# [Data listing]
◆ ◆ ◆ ◆
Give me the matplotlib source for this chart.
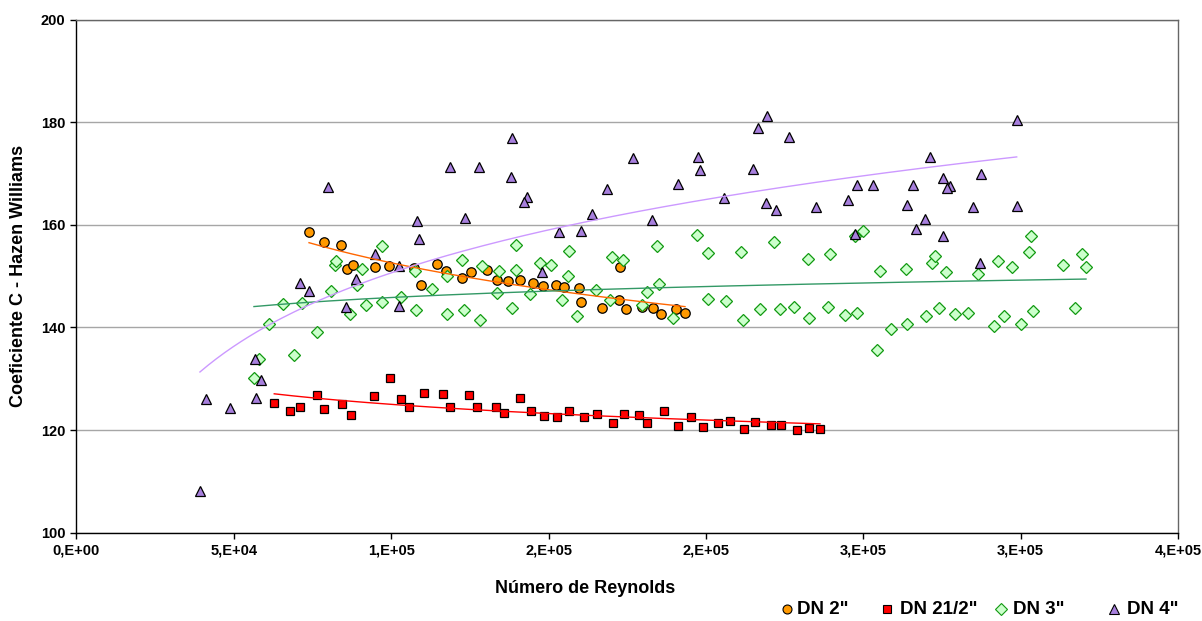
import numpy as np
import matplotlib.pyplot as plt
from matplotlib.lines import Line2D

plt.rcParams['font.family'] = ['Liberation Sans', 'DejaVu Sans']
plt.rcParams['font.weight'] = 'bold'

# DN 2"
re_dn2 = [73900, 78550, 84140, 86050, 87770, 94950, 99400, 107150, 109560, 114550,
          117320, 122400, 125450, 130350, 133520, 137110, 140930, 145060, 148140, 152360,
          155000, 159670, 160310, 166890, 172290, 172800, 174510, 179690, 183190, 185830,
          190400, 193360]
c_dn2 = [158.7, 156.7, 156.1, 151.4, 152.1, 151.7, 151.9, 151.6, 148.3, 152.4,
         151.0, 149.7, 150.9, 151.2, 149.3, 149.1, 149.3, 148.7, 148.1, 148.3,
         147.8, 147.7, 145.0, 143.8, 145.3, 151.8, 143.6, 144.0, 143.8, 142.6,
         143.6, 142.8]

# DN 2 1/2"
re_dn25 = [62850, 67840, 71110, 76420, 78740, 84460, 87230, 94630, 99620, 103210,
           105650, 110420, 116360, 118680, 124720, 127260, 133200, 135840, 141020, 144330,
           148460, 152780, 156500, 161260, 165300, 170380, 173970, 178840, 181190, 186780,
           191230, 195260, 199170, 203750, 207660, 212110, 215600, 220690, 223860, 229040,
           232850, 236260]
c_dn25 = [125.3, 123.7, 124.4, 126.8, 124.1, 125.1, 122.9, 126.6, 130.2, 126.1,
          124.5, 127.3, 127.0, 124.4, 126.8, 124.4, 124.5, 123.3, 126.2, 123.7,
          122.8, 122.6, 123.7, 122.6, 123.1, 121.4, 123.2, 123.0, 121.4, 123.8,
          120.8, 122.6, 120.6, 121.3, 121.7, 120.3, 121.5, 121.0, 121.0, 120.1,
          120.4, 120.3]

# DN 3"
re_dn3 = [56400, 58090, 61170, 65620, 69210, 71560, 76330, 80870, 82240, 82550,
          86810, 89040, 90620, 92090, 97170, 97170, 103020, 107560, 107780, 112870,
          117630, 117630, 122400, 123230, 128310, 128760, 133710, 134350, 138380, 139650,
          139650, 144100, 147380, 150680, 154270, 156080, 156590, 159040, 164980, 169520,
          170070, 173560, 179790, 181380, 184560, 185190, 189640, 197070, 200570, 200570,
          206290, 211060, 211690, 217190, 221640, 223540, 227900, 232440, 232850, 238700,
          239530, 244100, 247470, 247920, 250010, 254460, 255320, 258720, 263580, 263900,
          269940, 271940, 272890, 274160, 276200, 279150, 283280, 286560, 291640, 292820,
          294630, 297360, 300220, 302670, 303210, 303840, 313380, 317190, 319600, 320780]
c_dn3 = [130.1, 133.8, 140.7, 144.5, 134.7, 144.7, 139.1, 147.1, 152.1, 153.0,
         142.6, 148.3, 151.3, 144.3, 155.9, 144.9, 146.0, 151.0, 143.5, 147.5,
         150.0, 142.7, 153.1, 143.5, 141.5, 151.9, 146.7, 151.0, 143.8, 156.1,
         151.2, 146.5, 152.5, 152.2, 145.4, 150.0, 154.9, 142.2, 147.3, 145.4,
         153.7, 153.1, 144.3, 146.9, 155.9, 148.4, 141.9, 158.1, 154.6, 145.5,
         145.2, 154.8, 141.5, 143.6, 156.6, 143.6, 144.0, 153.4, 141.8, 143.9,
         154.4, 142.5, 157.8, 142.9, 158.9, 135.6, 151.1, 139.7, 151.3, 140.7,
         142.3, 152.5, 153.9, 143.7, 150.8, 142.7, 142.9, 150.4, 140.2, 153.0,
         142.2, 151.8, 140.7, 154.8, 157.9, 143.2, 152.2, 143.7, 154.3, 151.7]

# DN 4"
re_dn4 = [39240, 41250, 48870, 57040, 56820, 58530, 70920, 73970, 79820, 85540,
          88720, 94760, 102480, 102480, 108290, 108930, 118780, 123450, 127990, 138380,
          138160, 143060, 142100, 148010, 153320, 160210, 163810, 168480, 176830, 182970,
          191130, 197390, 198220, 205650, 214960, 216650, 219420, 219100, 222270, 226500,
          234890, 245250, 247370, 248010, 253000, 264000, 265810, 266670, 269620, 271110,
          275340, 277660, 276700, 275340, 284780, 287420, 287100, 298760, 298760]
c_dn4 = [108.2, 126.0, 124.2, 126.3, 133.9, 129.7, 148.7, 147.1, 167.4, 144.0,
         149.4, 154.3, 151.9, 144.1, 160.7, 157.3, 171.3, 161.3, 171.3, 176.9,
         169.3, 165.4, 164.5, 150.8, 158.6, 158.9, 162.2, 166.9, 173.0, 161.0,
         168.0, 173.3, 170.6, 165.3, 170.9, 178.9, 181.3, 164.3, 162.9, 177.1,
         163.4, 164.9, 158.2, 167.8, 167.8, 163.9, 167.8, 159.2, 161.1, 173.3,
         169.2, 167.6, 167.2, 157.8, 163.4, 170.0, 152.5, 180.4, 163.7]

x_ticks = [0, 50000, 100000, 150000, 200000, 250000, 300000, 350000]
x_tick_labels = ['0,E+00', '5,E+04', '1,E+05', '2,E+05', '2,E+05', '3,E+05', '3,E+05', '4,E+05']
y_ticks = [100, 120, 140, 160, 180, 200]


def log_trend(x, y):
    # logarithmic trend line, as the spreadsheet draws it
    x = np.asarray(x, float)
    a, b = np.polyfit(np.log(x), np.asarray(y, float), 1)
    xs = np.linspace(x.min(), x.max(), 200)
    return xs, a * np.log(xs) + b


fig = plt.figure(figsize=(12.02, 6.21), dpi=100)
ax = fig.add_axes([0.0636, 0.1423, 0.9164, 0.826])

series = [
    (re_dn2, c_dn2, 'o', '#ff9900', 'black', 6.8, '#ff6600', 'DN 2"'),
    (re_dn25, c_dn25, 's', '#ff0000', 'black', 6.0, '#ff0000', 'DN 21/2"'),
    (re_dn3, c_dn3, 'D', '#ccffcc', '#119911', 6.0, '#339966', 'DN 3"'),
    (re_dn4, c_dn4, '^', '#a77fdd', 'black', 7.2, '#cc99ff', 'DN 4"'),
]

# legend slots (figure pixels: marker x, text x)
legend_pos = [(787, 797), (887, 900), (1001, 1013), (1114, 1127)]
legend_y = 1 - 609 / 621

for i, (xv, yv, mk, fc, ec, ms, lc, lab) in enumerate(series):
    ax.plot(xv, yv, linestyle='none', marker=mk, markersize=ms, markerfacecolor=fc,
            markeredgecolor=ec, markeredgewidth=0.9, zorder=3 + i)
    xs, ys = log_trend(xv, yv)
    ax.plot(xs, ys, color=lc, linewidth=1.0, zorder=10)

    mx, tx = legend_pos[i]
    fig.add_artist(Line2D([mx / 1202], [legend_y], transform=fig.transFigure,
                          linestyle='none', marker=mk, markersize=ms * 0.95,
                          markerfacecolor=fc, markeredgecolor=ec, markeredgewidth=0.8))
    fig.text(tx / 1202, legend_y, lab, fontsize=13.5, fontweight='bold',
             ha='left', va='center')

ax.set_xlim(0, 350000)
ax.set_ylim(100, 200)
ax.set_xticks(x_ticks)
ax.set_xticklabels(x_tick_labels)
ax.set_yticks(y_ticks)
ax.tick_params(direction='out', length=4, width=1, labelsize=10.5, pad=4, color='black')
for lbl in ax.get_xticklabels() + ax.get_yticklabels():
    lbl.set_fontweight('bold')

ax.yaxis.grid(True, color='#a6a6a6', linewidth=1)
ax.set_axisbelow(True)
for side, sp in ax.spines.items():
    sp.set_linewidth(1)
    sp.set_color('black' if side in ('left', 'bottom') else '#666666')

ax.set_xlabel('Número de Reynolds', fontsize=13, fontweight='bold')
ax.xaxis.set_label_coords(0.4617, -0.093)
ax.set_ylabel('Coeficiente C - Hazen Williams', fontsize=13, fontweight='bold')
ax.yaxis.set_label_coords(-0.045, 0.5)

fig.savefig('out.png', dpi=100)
◆ ◆ ◆ ◆
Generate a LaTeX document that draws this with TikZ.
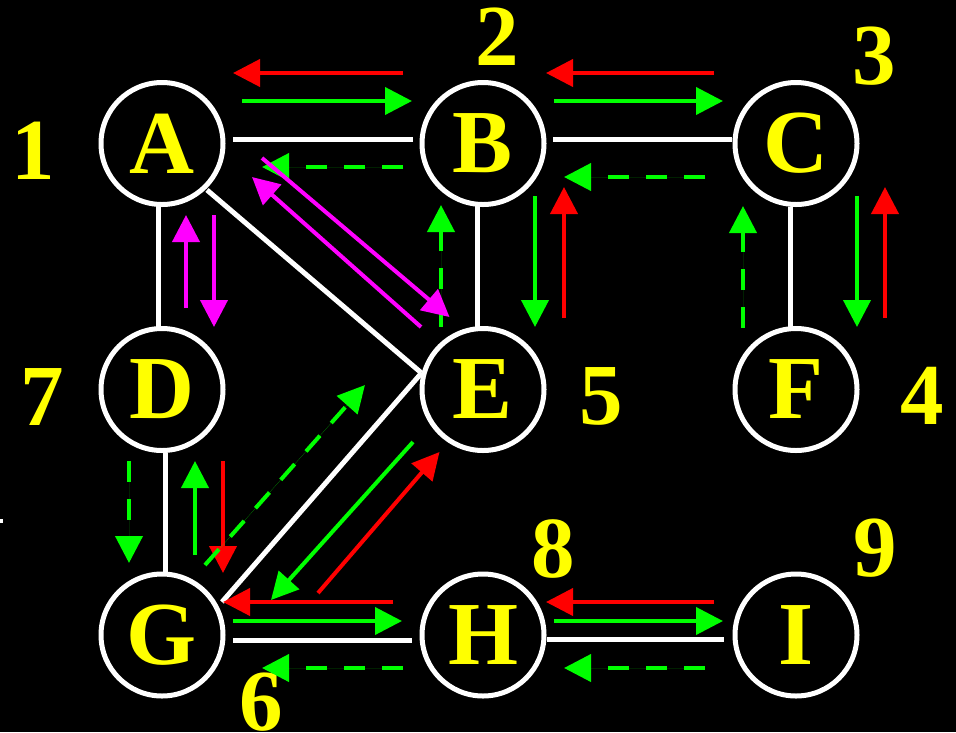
◆ ◆ ◆ ◆
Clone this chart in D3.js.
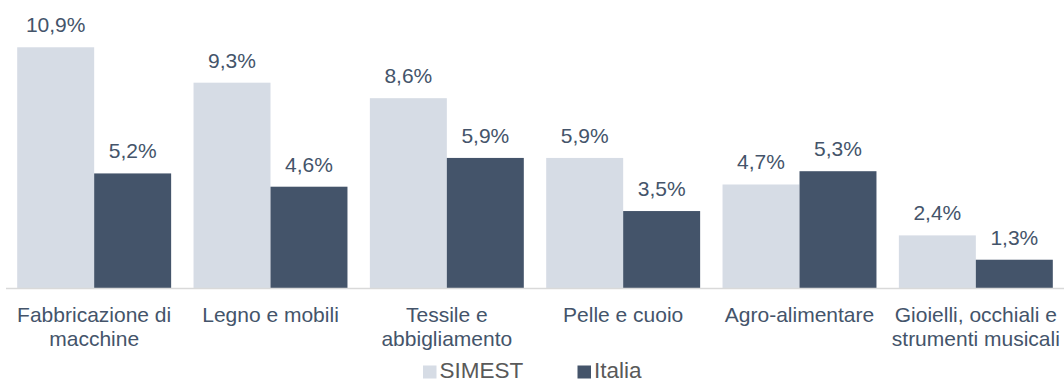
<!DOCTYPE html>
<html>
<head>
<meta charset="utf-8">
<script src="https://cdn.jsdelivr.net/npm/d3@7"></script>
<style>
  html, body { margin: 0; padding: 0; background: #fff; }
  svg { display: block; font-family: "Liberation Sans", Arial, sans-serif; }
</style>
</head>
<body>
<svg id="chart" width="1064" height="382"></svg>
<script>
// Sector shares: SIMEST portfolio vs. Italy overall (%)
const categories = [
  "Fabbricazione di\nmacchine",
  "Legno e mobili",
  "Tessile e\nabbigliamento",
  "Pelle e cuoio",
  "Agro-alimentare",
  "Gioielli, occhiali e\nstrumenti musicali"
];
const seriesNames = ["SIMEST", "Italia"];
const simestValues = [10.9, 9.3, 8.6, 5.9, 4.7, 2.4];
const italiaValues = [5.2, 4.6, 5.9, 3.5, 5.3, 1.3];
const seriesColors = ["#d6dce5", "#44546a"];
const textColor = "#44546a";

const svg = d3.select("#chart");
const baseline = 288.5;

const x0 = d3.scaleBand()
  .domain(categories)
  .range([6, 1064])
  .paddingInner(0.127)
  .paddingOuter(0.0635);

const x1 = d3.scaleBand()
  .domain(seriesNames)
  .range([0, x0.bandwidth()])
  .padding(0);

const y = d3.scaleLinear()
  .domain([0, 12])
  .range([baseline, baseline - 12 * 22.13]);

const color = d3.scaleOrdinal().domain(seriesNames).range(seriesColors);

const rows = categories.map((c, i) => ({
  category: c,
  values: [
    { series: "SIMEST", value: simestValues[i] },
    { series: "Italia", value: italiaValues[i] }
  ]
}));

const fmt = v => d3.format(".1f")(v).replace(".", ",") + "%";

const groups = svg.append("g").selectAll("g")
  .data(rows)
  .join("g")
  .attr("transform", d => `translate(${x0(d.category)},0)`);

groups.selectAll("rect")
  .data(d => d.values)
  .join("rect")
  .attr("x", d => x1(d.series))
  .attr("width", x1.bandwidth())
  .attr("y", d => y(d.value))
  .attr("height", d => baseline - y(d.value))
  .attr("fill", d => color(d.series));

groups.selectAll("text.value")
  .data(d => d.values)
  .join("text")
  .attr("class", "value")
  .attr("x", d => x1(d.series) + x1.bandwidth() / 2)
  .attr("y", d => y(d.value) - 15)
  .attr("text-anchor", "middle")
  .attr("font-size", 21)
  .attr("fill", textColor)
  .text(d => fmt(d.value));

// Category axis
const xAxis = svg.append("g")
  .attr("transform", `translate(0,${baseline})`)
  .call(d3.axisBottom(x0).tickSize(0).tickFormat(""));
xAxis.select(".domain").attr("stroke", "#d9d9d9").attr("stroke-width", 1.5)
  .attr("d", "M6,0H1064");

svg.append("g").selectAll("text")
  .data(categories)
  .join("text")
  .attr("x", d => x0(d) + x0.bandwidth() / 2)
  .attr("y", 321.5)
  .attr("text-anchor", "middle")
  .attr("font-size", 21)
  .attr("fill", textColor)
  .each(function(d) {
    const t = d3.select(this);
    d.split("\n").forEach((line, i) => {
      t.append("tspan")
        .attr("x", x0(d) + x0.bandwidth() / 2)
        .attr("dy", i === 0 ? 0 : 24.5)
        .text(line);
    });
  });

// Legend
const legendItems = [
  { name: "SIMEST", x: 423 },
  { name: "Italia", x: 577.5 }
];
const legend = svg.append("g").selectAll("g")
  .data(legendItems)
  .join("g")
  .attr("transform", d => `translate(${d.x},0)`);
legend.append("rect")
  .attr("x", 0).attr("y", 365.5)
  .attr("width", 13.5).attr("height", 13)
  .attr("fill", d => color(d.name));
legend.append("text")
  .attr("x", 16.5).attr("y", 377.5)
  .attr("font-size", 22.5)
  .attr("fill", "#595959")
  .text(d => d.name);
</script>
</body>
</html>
◆ ◆ ◆ ◆
# [Required task]
Above are some records. Output exactly the lines from the one that contains "Give me the matplotlib source for this chart." to the one that contains "plt.rcParams['font.weight'] = 'bold'", keeping both, and omit the pictures.

# [The completed task]
Give me the matplotlib source for this chart.
import numpy as np
import matplotlib.pyplot as plt
from matplotlib.lines import Line2D

plt.rcParams['font.family'] = ['Liberation Sans', 'DejaVu Sans']
plt.rcParams['font.weight'] = 'bold'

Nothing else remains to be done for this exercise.